◆ Recorded information:
--- BEGIN ---

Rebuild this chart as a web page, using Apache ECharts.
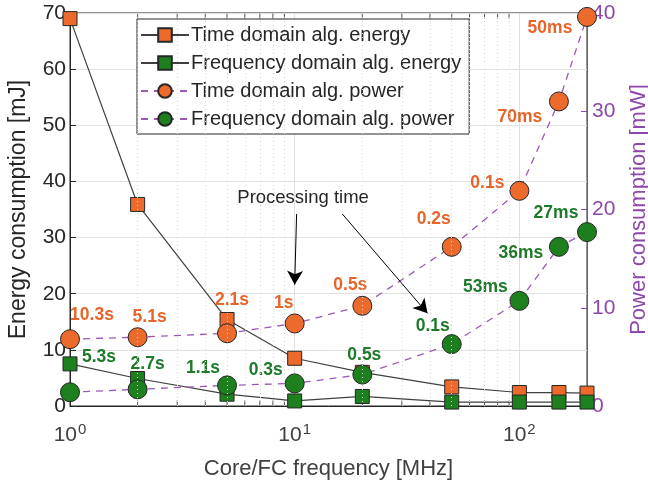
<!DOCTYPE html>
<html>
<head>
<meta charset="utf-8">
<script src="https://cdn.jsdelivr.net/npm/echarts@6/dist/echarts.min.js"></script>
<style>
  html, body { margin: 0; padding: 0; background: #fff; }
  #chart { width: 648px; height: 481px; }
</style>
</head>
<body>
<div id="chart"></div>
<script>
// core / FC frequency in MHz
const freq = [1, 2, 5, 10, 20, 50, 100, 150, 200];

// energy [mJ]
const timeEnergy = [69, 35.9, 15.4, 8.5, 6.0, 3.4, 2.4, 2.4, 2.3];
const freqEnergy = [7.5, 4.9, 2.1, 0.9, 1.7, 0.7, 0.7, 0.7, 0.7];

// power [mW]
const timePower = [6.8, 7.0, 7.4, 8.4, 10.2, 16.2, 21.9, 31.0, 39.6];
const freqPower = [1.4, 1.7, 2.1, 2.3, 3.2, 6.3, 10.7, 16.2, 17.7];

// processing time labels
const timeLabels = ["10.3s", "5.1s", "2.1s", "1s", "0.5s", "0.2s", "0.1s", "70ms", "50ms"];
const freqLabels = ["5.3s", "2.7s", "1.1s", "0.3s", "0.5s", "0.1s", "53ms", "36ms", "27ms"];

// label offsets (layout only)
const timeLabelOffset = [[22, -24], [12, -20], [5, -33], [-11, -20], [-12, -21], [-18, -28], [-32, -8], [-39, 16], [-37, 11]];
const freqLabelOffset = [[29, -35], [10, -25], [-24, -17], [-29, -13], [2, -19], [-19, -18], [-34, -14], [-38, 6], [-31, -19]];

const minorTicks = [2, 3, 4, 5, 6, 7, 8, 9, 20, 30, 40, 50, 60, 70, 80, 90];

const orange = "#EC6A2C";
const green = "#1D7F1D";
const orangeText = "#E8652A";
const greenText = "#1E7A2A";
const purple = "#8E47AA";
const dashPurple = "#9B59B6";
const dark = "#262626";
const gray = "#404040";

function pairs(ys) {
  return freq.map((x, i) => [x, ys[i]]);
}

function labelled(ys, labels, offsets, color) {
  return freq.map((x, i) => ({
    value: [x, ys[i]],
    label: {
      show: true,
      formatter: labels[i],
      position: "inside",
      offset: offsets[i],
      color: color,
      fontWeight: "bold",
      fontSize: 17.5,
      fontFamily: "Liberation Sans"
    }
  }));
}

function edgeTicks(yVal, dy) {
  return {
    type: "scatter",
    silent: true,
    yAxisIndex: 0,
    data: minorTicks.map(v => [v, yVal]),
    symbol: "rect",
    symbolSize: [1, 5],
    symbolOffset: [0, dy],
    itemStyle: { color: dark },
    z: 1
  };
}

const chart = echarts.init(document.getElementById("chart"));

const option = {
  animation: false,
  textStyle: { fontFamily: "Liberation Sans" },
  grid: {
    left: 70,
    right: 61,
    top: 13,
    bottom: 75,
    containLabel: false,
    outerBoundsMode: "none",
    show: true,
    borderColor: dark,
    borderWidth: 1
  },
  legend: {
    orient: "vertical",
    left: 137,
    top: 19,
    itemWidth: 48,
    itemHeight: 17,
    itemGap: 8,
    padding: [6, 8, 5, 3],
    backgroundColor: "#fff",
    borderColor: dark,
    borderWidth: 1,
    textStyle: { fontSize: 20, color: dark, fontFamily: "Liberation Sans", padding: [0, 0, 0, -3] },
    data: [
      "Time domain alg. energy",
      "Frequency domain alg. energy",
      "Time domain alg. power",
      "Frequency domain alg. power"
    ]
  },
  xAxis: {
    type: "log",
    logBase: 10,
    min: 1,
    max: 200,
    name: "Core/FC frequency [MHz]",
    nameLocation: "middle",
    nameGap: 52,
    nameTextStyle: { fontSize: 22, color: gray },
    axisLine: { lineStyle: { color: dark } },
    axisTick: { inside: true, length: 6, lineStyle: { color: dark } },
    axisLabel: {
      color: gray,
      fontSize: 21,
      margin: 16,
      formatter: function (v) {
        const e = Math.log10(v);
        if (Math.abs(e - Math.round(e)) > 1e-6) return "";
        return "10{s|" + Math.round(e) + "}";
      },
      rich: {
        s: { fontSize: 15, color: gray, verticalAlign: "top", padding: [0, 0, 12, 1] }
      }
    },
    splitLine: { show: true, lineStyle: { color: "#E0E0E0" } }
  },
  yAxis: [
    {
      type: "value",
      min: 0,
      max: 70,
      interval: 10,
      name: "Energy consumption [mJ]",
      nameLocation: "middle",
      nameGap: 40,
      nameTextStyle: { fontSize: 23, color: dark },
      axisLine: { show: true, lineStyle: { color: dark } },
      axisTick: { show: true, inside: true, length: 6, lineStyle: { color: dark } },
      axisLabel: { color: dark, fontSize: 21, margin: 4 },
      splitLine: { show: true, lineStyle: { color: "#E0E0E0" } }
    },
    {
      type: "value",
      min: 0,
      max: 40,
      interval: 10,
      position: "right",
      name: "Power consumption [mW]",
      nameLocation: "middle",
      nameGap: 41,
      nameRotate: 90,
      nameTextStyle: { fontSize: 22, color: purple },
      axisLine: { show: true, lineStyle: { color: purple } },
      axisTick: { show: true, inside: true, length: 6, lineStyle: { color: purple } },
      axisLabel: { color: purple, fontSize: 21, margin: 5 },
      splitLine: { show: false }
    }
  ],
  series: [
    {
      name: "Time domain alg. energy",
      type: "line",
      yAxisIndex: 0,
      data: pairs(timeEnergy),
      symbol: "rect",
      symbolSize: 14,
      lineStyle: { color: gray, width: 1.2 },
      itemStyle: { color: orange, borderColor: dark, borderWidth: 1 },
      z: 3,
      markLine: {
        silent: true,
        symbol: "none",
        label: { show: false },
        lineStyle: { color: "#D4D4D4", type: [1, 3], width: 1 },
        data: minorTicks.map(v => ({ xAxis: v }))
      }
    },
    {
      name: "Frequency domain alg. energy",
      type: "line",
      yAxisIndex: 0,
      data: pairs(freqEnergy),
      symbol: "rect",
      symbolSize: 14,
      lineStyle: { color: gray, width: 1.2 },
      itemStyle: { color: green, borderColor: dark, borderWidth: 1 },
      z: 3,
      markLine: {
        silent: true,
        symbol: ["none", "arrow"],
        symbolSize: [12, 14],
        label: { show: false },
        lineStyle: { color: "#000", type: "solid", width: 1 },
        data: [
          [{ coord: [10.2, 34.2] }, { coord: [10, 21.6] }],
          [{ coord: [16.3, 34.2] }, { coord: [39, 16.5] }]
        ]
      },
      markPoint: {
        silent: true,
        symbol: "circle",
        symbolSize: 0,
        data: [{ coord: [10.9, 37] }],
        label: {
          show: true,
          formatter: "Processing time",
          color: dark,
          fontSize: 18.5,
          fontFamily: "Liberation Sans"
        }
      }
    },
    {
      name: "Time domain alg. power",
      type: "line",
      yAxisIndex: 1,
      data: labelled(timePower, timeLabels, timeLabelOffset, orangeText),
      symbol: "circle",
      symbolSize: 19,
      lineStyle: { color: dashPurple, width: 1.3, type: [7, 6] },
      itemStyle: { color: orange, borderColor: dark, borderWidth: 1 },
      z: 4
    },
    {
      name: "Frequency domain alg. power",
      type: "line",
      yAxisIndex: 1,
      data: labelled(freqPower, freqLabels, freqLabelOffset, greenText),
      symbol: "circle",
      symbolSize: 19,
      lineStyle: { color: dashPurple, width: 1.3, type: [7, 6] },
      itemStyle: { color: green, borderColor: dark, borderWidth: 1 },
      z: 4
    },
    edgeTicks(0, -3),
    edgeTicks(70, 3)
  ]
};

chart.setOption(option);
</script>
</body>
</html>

--- END ---

◆ Exercise requirements:
Begin at the top of the material above and output each line exactly, stopping after the line that holds "0.7, 0.7, 0.7];". Leave out pictures.

◆ Response:
Rebuild this chart as a web page, using Apache ECharts.
<!DOCTYPE html>
<html>
<head>
<meta charset="utf-8">
<script src="https://cdn.jsdelivr.net/npm/echarts@6/dist/echarts.min.js"></script>
<style>
  html, body { margin: 0; padding: 0; background: #fff; }
  #chart { width: 648px; height: 481px; }
</style>
</head>
<body>
<div id="chart"></div>
<script>
// core / FC frequency in MHz
const freq = [1, 2, 5, 10, 20, 50, 100, 150, 200];

// energy [mJ]
const timeEnergy = [69, 35.9, 15.4, 8.5, 6.0, 3.4, 2.4, 2.4, 2.3];
const freqEnergy = [7.5, 4.9, 2.1, 0.9, 1.7, 0.7, 0.7, 0.7, 0.7];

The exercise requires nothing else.